Though that denial has continually seeped into works spanning to the present day, Kluger said the plight of Jews during the Holocaust did not become a dominant issue until the 1970s.

“The Allies didn’t emphasize the murder of the Jews any more than any other German atrocity. Friends told me that references to Jews were creepy and made them feel uncomfortable,” she said.

Kluger was the first speaker in the U’s 20th annual Days of Remembrance commemoration, designed to recognize victims of the Holocaust.

Following the Nuremberg Trials of 1945-1949, Kluger said there was a shift in the German psyche where it became “fashionable to treat Jews with empathy.”

That led many Germans to recast wartime history in a new and different light.

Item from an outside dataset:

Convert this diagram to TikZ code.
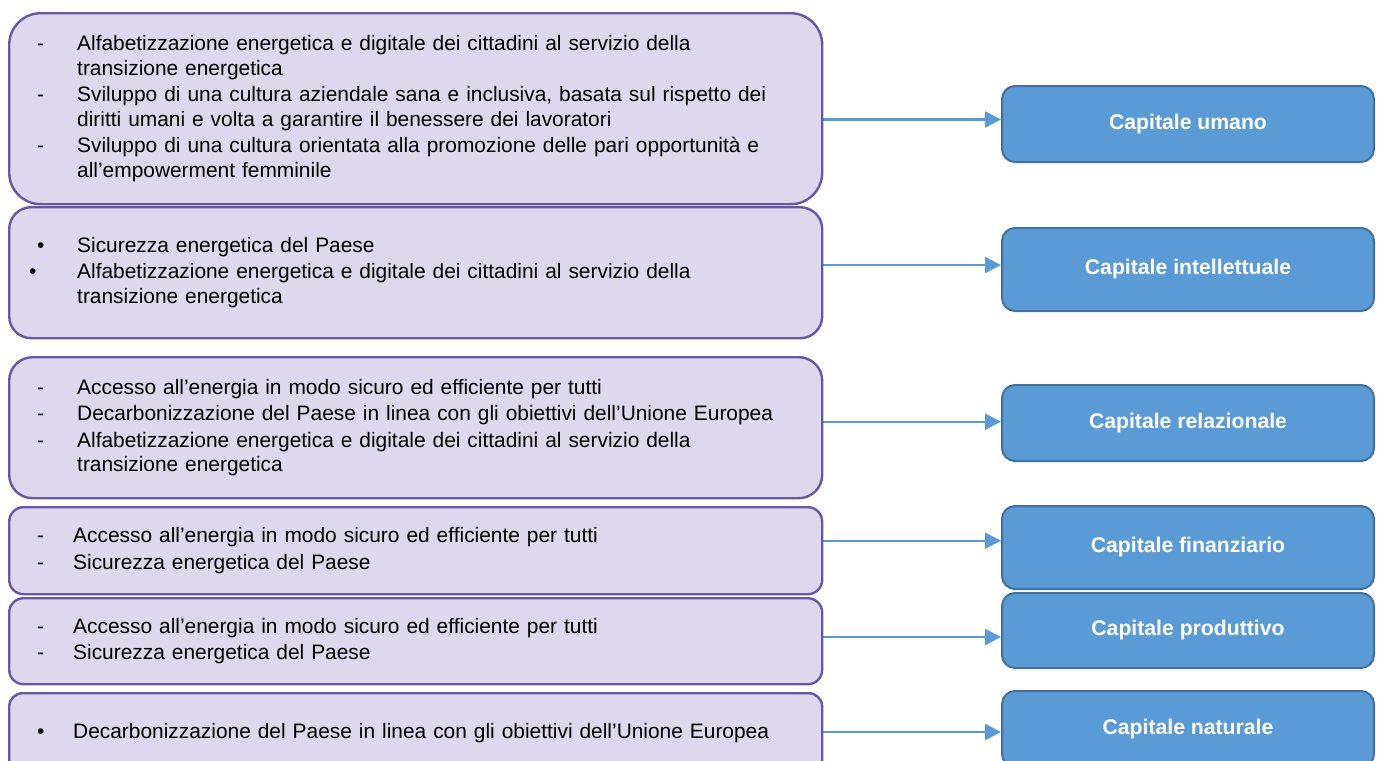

“German intellectuals were stirred into rethinking what their country had done, and that’s grown over the years. Modern Germans look to their fathers and grandfathers as the despised generation,” she said.

However, gentile German authors attempting to paint a picture of Jewish life often fell short.

“Minority characters in books by minority authors aren’t passive. As a consequence, the events themselves change, not just the view,” Kluger said.

That skewed perspective led to the termination of a 55 year-old friendship between Kluger and German writer Martin Walser in 2002, after he published a book-a failed attempt at satirizing Jews, in Kluger’s opinion.

“I think his book is unforgivably anti-Semitic. It conforms to every stereotype in the book,” she said.

But Germans have done a good job of recognizing the 12 year reign of Hitler’s Nazi Party into the nation’s broad historical scope, Kluger said.

“Germans finally began to face up to what their neighbors did during those 12 years, and it’s a good place for Jews to live if they can cope with the past,” she said.

But for those Germans who are still plagued by the “most fascinating and frightful decades of the century,” the Holocaust will hold an indelible mark on their lives and in their literature.

“The German mind may very well be a haunted house,” she said.